Tal vez su vida excesiva, el mal tino en el amor, eclipsaron el valor de su escritura. Rabiosa por los celos, despechada, disparó a su amante, Eulogio Sánchez, en plena calle con una pistola del calibre 22; no le causó gran daño, pero pagó con la cárcel. Él la perdonó y pudo rehacer su vida en Nueva York. Después, años de alcoholismo.

En cualquier caso, en este viejo hotel estamos que no cabemos de gozo tras la reedición, en Seix Barral, de su narrativa completa: dos novelas cortas (La última niebla y La amortajada) y cinco cuentos, una obra muy breve, como la misma vida, pero profunda y relampagueante. El libro se presenta en una edición muy completa, con ilustraciones de Paula Bonet, cuyo estilo pictórico se aviene de maravilla con los textos: trenzas que son serpientes, una caracola con secretos en su interior, una medusa hecha de agua volátil, inaprensible como el misterio.

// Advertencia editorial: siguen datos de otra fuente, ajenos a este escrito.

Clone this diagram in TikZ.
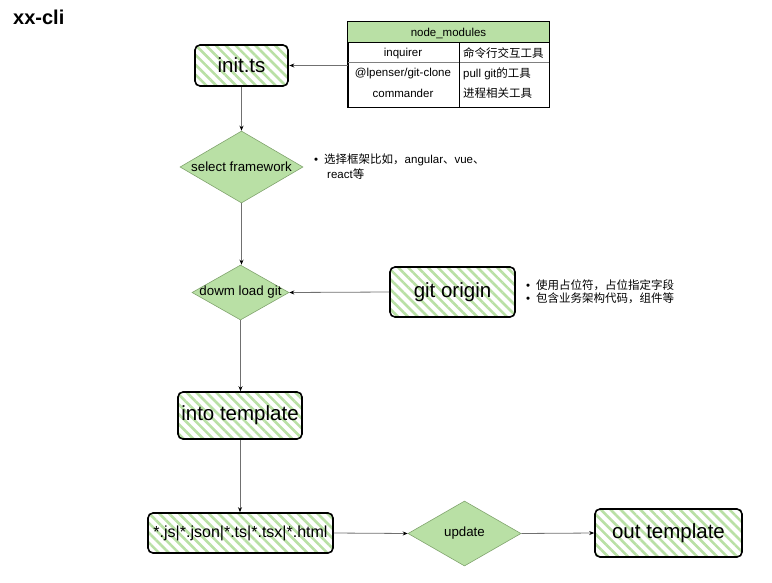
\documentclass[tikz,border=0pt]{standalone}
\usepackage{fontspec}
\setmainfont{Liberation Sans}
\newfontfamily\cjk{Noto Sans CJK SC}
\newcommand\zh[1]{{\cjk #1}}
\usetikzlibrary{shapes.geometric,arrows.meta,patterns.meta}
\definecolor{lg}{HTML}{B9E0A5}
\definecolor{lgb}{HTML}{82B366}
\definecolor{conn}{HTML}{707070}
\tikzset{
  hbox/.style={draw=black, line width=1.6pt, rounded corners=5pt,
    pattern={Lines[angle=-45,distance=7pt,line width=2.6pt]}, pattern color=lg,
    inner sep=0pt, font=\fontsize{20.5}{22}\selectfont},
  dmd/.style={diamond, draw=lgb!70!gray, fill=lg, inner sep=0pt, line width=0.6pt},
  dlabel/.style={font=\fontsize{13.3}{15}\selectfont},
  conn/.style={draw=conn, line width=0.8pt, -{Stealth[length=5pt,width=4pt,color=black]}},
  tcell/.style={font=\fontsize{11.5}{13}\selectfont, inner sep=0pt},
  note/.style={font=\fontsize{11.5}{13}\selectfont, inner sep=0pt, anchor=west, align=left},
}
\begin{document}
\begin{tikzpicture}[x=1pt,y=-1pt]
\useasboundingbox (0,0) rectangle (772,582);
\node[font=\bfseries\fontsize{20}{22}\selectfont, anchor=west, inner sep=0pt] (title) at (13,17) {xx-cli};

% table
\node[draw=black, line width=0.8pt, minimum width=201pt, minimum height=85pt, inner sep=0pt] (nm) at (448.5,64.5) {};
\fill[lg] (348.4,22.4) rectangle (548.6,42);
\draw[black, line width=0.8pt] (nm.north west) rectangle (nm.south east);
\draw[black, line width=0.7pt] (348,42) -- (549,42);
\draw[gray, line width=0.7pt] (348,62) -- (549,62);
\draw[black, line width=0.8pt] (459,42) -- (459,107);
\node[tcell] (h) at (448.5,33) {node\_modules};
\node[tcell] (c11) at (403,53.5) {inquirer};
\node[tcell,anchor=west] (c12) at (463,53.5) {\zh{命令行交互工具}};
\node[tcell] (c21) at (403,73.5) {@lpenser/git-clone};
\node[tcell,anchor=west] (c22) at (463,73.5) {pull git\zh{的工具}};
\node[tcell] (c31) at (403,93.5) {commander};
\node[tcell,anchor=west] (c32) at (463,93.5) {\zh{进程相关工具}};

% boxes
\node[hbox, minimum width=93pt, minimum height=41pt] (init) at (241.5,65.5) {init.ts};
\node[dmd, minimum width=123pt, minimum height=72pt, label={[dlabel]center:select framework}] (sel) at (241.5,167) {};
\node[dmd, minimum width=97pt, minimum height=55pt, label={[dlabel]center:dowm load git}] (dl) at (240.5,292.5) {};
\node[hbox, minimum width=125pt, minimum height=50pt] (go) at (452.5,292) {git origin};
\node[hbox, minimum width=124pt, minimum height=47pt] (into) at (240,415.5) {into template};
\node[hbox, minimum width=185pt, minimum height=40pt, font=\fontsize{16}{18}\selectfont] (js) at (240.5,533) {*.js|*.json|*.ts|*.tsx|*.html};
\node[dmd, minimum width=113pt, minimum height=65pt, label={[dlabel]center:update}] (up) at (464.5,533.5) {};
\node[hbox, minimum width=147pt, minimum height=48pt] (out) at (668.5,533) {out template};

% notes
\node[note] (n1) at (314,160) {•\hspace{6pt}\zh{选择框架比如，}angular\zh{、}vue\zh{、}};
\node[note] (n1b) at (327,174) {react\zh{等}};
\node[note] (n2) at (526,285) {•\hspace{6pt}\zh{使用占位符，占位指定字段}};
\node[note] (n3) at (526,298) {•\hspace{6pt}\zh{包含业务架构代码，组件等}};

% connectors
\draw[conn] (nm.west |- init.east) -- (init.east);
\draw[conn] (init.south) -- (sel.north);
\draw[conn] (sel.south) -- (dl.north -| sel.south);
\draw[conn] (go.west) -- (dl.east);
\draw[conn] (dl.south) -- (into.north -| dl.south);
\draw[conn] (into.south) -- (js.north -| into.south);
\draw[conn] (js.east) -- (up.west);
\draw[conn] (up.east) -- (out.west);
\end{tikzpicture}
\end{document}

Respetada por Borges y el poeta Neruda –él la bautizó como «la abeja de fuego»–, ensalzada por Carlos Fuentes y Gabriel García Márquez, la posteridad prefirió a nuestra amiga Bombal muertita y amortajada, como a tantas otras mujeres del boom latinoamericano, aun cuando en la escritura de la chilena latía potente la savia del realismo mágico desde la primera línea, desde esa difunta que, metida en el ataúd, ajusta cuentas con quienes acuden al velatorio. ¿Por qué tantos años de olvido? ¿Porque escribió poco? Bueno, tampoco Juan Rulfo fue pródigo en tinta y su maestría jamás se discutió. Precisamente falleció este domingo alguien que supo hallar certeras similitudes entre ambos, el escritor argentino Juan Forn: «Los dos hacían hablar a los muertos; los dos lograron lo mismo, una con la niebla y el otro con el calor; los dos bebían como cosacos y los dos padecieron el resto de sus vidas no escribir más». A nosotros nos da igual; seguiremos leyéndolos a los dos en bucle. Lo que dure la eternidad.